Methane emissions from rice paddies are the largest source of greenhouse gases in the agricultural sector, but there are significant regional differences depending on the surrounding conditions and cultivation practices. To visualize these differences and to analyze their causes and characteristics, the methane emissions from each administrative district in South Korea were calculated according to the IPCC guidelines using the data from the 2010 Agriculture, Forestry and Fisheries Census, and then the results were mapped by using the ArcGIS. The nationwide average of methane emissions per unit area was $380{\pm}74kg\;CH_4\;ha^{-1}\;yr^{-1}$. The western region showed a trend toward higher values than the eastern region.
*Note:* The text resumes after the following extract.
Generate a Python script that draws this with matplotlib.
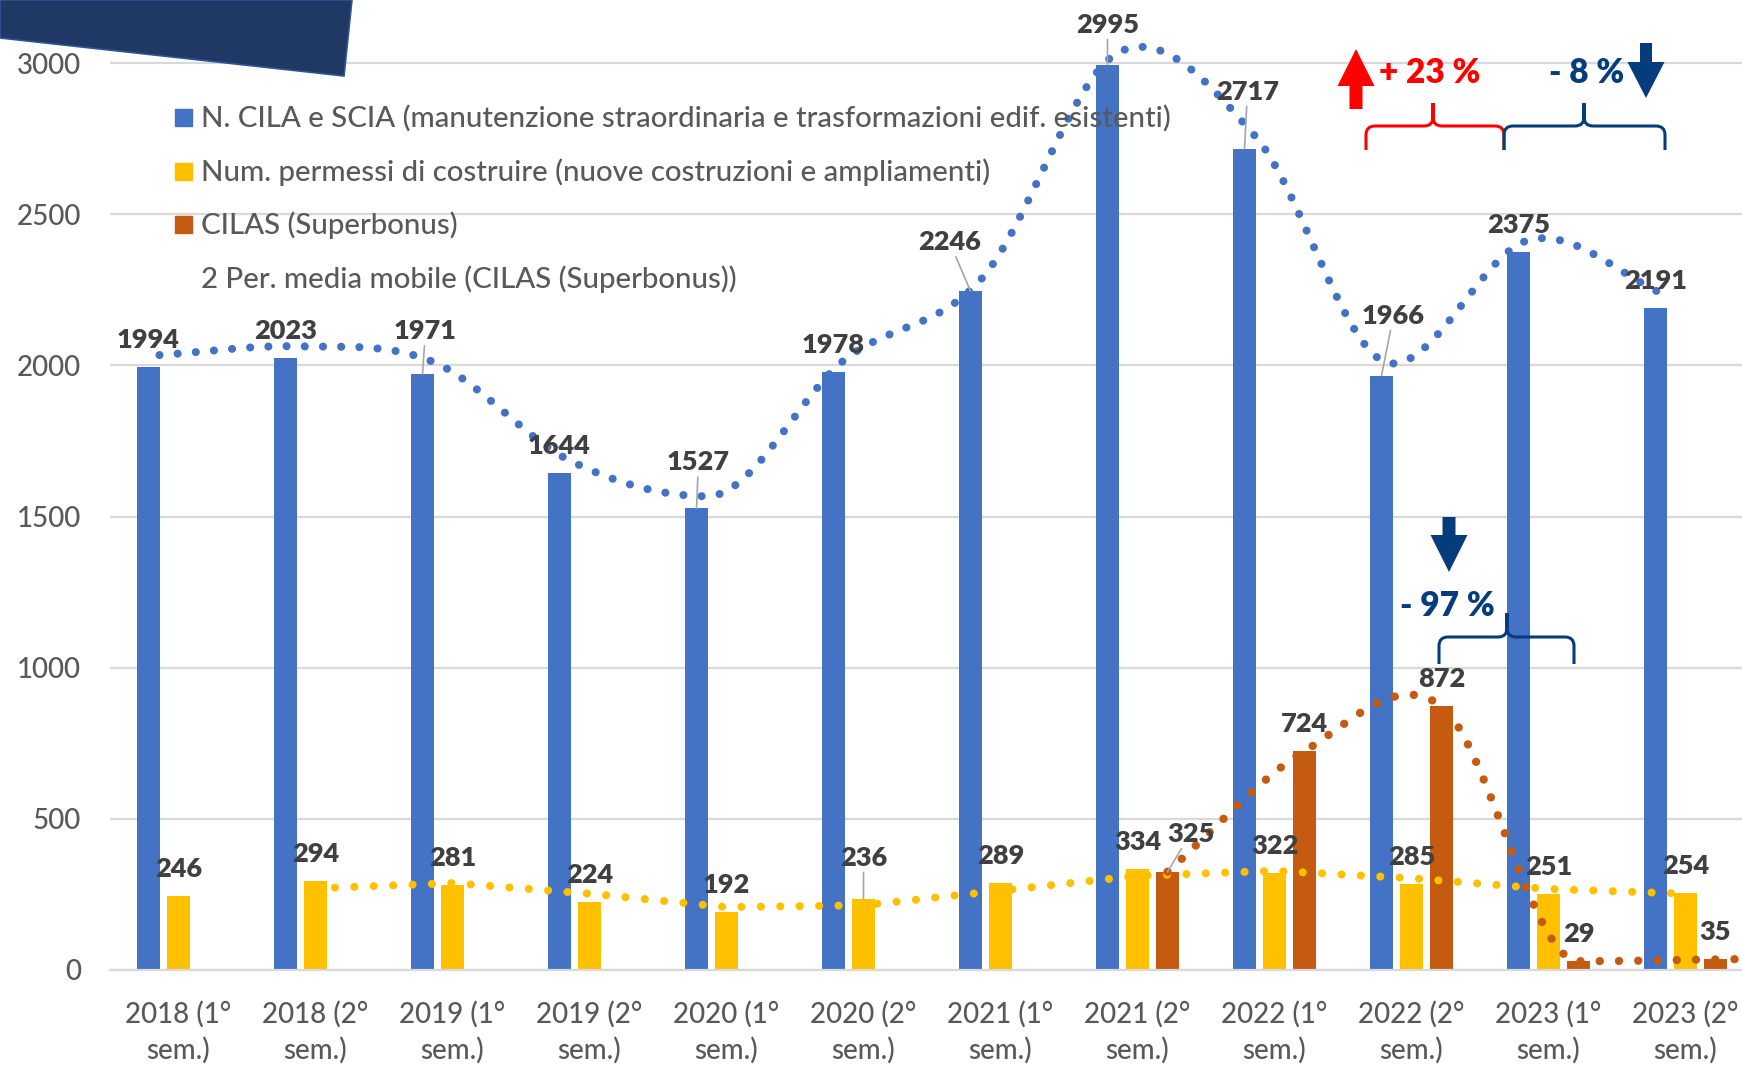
import numpy as np
import matplotlib
matplotlib.use("Agg")
import matplotlib.pyplot as plt
from matplotlib.patches import Polygon, PathPatch, Rectangle
from matplotlib.path import Path
from matplotlib.transforms import Affine2D

# ---------------- data ----------------
categories = ["2018 (1°\nsem.)", "2018 (2°\nsem.)", "2019 (1°\nsem.)", "2019 (2°\nsem.)",
              "2020 (1°\nsem.)", "2020 (2°\nsem.)", "2021 (1°\nsem.)", "2021 (2°\nsem.)",
              "2022 (1°\nsem.)", "2022 (2°\nsem.)", "2023 (1°\nsem.)", "2023 (2°\nsem.)"]
cila_scia = [1994, 2023, 1971, 1644, 1527, 1978, 2246, 2995, 2717, 1966, 2375, 2191]
permessi = [246, 294, 281, 224, 192, 236, 289, 334, 322, 285, 251, 254]
cilas = [np.nan] * 7 + [325, 724, 872, 29, 35]
legend_labels = ["N. CILA e SCIA (manutenzione straordinaria e trasformazioni edif. esistenti)",
                 "Num. permessi di costruire (nuove costruzioni e ampliamenti)",
                 "CILAS (Superbonus)",
                 "2 Per. media mobile (CILAS (Superbonus))"]
yticks = [0, 500, 1000, 1500, 2000, 2500, 3000]
note_up = "+ 23 %"
note_down = "- 8 %"
note_cilas = "- 97 %"

# ---------------- style ----------------
BLUE, YELLOW, ORANGE = "#4472C4", "#FFC000", "#C55A11"
NAVY = "#203864"
ANN_BLUE = "#053D7C"
RED = "#FF0000"
GRID = "#D9D9D9"
TXT = "#595959"
LBL = "#404040"
plt.rcParams["font.family"] = ["Lato", "DejaVu Sans"]
REG_W = "medium"

W, H = 1742, 1065
fig = plt.figure(figsize=(W / 100, H / 100), dpi=100)
PX = Affine2D().scale(1 / W, -1 / H).translate(0, 1) + fig.transFigure  # pixel coords, top-left origin

ax_left, ax_bottom_px = 110, 970
ax = fig.add_axes([ax_left / W, (H - ax_bottom_px) / H, (W - ax_left) / W, ax_bottom_px / H])
n = len(categories)
x = np.arange(n)
step_px = 137.0
x_right = -0.5 + (W - ax_left) / step_px
ax.set_xlim(-0.5, x_right)
ax.set_ylim(0, ax_bottom_px / 0.30233)

bw, off = 0.175, 0.219
xb, xy, xo = x - off, x, x + off
ax.bar(xb, cila_scia, width=bw, color=BLUE, zorder=2)
ax.bar(xy, permessi, width=bw, color=YELLOW, zorder=2)
cil = np.array(cilas, dtype=float)
mask = ~np.isnan(cil)
ax.bar(xo[mask], cil[mask], width=bw, color=ORANGE, zorder=2)


def smooth(xp, yp, n_seg=60):
    xp, yp = np.asarray(xp, float), np.asarray(yp, float)
    k = len(xp)
    m = np.zeros(k)
    for i in range(k):
        if i == 0:
            m[i] = (yp[1] - yp[0]) / (xp[1] - xp[0])
        elif i == k - 1:
            m[i] = (yp[-1] - yp[-2]) / (xp[-1] - xp[-2])
        else:
            m[i] = (yp[i + 1] - yp[i - 1]) / (xp[i + 1] - xp[i - 1])
            if yp[i] < yp[i - 1] and yp[i] < yp[i + 1]:
                m[i] = 0.0
    xs, ys = [], []
    for i in range(k - 1):
        h = xp[i + 1] - xp[i]
        t = np.linspace(0, 1, n_seg, endpoint=(i == k - 2))
        h00 = 2 * t**3 - 3 * t**2 + 1
        h10 = t**3 - 2 * t**2 + t
        h01 = -2 * t**3 + 3 * t**2
        h11 = t**3 - t**2
        xs.append(xp[i] + t * h)
        ys.append(h00 * yp[i] + h10 * h * m[i] + h01 * yp[i + 1] + h11 * h * m[i + 1])
    return np.concatenate(xs), np.concatenate(ys), m[-1]


DOT = dict(dash_capstyle="round", zorder=3)
# blue trend: smoothed line drawn slightly above the bar tops
curve_shift, curve_lift = 0.08, 40
xs_b, ys_b, _ = smooth(xb + curve_shift, np.array(cila_scia, float) + curve_lift)
ax.plot(xs_b, ys_b, color=BLUE, lw=5.8, linestyle=(0, (0.01, 2.25)), **DOT)

# yellow trend: 2-period moving average
perm = np.array(permessi, float)
ma = (perm[1:] + perm[:-1]) / 2
ax.plot(xy[1:], ma, color=YELLOW, lw=5.8, linestyle=(0, (0.01, 2.4)), **DOT)

# orange trend: smoothed line through CILAS
xs_o, ys_o, m_end = smooth(xo[mask], cil[mask])
xs_o = np.append(xs_o, x_right)
ys_o = np.append(ys_o, ys_o[-1] + m_end * (x_right - xo[mask][-1]))
ax.plot(xs_o, ys_o, color=ORANGE, lw=6.0, linestyle=(0, (0.01, 2.3)), clip_on=False, **DOT)

# axes styling
for s in ["left", "right", "top"]:
    ax.spines[s].set_visible(False)
ax.spines["bottom"].set_color(GRID)
ax.spines["bottom"].set_linewidth(1.6)
ax.set_yticks(yticks)
ax.yaxis.grid(True, color=GRID, lw=1.6)
ax.set_axisbelow(True)
ax.tick_params(axis="y", length=0, pad=21, labelsize=20, labelcolor=TXT)
ax.set_xticks(x)
ax.set_xticklabels(categories, linespacing=1.43)
ax.tick_params(axis="x", length=0, pad=22, labelsize=20, labelcolor=TXT)
for t in ax.get_xticklabels() + ax.get_yticklabels():
    t.set_fontweight(REG_W)

# data labels
label_off = {("b", 2): (3, 43), ("b", 4): (2, 46), ("b", 6): (-21, 49), ("b", 7): (0, 40),
             ("b", 8): (3, 57), ("b", 9): (12, 60), ("y", 5): (0, 41), ("o", 7): (23, 38)}
leaders = {("b", 2), ("b", 4), ("b", 6), ("b", 7), ("b", 8), ("b", 9), ("y", 5), ("o", 7)}


def put_labels(key, xs, vals):
    for i, (xx, v) in enumerate(zip(xs, vals)):
        if np.isnan(v):
            continue
        dx, dy = label_off.get((key, i), (0, 27))
        kw = {}
        if (key, i) in leaders:
            kw["arrowprops"] = dict(arrowstyle="-", color="#A6A6A6", lw=1.2, shrinkA=0, shrinkB=0)
        ax.annotate(f"{int(v)}", xy=(xx, v), xytext=(dx, dy), textcoords="offset pixels",
                    ha="center", va="center", fontsize=19.5, fontweight="heavy", color=LBL,
                    zorder=5, **kw)


put_labels("b", xb, np.array(cila_scia, float))
put_labels("y", xy, perm)
put_labels("o", xo, cil)

# legend (manual)
leg_y = [118, 172, 225, 279]
leg_col = [BLUE, YELLOW, ORANGE, None]
for yy, col, lab in zip(leg_y, leg_col, legend_labels):
    if col:
        fig.add_artist(Rectangle((175, yy - 9), 17, 17, transform=PX, color=col, zorder=6))
    fig.text(201 / W, 1 - yy / H, lab, ha="left", va="center", fontsize=21.2,
             fontweight=REG_W, color=TXT, zorder=6)

# dark header shape
fig.add_artist(Polygon([(0, 0), (352, 0), (344, 76), (0, 38)], closed=True, transform=PX,
                       facecolor=NAVY, edgecolor="#2F5597", lw=1.2, zorder=7))


def block_arrow(cx, y_tail, y_tip, head_w, head_h, shaft_w, color):
    d = 1 if y_tip > y_tail else -1
    yb = y_tip - d * head_h
    pts = [(cx - shaft_w / 2, y_tail), (cx + shaft_w / 2, y_tail), (cx + shaft_w / 2, yb),
           (cx + head_w / 2, yb), (cx, y_tip), (cx - head_w / 2, yb), (cx - shaft_w / 2, yb)]
    fig.add_artist(Polygon(pts, closed=True, transform=PX, facecolor=color, edgecolor="none", zorder=7))


def brace(x0, x1, xt, y_tip, y_h, y_end, color, r=9):
    verts, codes = [], []
    for xa, sgn in ((x0, 1), (x1, -1)):
        verts += [(xa, y_end), (xa, y_h + r), (xa, y_h), (xa + sgn * r, y_h),
                  (xt - sgn * r, y_h), (xt, y_h), (xt, y_h - r), (xt, y_tip)]
        codes += [Path.MOVETO, Path.LINETO, Path.CURVE3, Path.CURVE3,
                  Path.LINETO, Path.CURVE3, Path.CURVE3, Path.LINETO]
    fig.add_artist(PathPatch(Path(verts, codes), transform=PX, facecolor="none",
                             edgecolor=color, lw=2.2, zorder=7))


block_arrow(1356, 109, 49, 37, 37, 13, RED)
fig.text(1430 / W, 1 - 73 / H, note_up, ha="center", va="center", fontsize=24,
         fontweight="heavy", color=RED, zorder=7)
brace(1366, 1504, 1433, 103, 126, 150, RED)
brace(1504, 1665, 1584, 103, 126, 150, ANN_BLUE)
fig.text(1587 / W, 1 - 73 / H, note_down, ha="center", va="center", fontsize=24,
         fontweight="heavy", color=ANN_BLUE, zorder=7)
block_arrow(1646, 43, 98, 37, 36, 12, ANN_BLUE)

block_arrow(1449, 517, 572, 37, 37, 13, ANN_BLUE)
fig.text(1447 / W, 1 - 606 / H, note_cilas, ha="center", va="center", fontsize=24,
         fontweight="heavy", color=ANN_BLUE, zorder=7)
brace(1439, 1574, 1507, 613, 637, 664, ANN_BLUE)

fig.savefig("out.png", dpi=100)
One of the major causes resulting in such regional differences was the $SF_o$ (scaling factor associated with the application of organic matter), where the number of cultivation days played an important role to either offset or deepen the differences. Comparison of our results against the actual methane emissions data observed by eddy covariance flux measurement in the three KoFlux rice paddy sites in Gimje, Haenam and Cheorwon showed some differences but encouraging results with a difference of 10 % or less depending on the sites and years. Using the updated GWP (global warming potential) value of 28, the national total methane emission in 2010 was estimated to be $8,742,000tons\;CO_2eq$ - 13% lower than that of the National Greenhouse Gas Inventory Report (i.e., $10,048,000tons\;CO_2eq$). The administrative districts-based map of methane emissions developed in this study can help identify the regional differences, and the analysis of their key controlling factors will provide important scientific basis for the practical policy makings for methane mitigation.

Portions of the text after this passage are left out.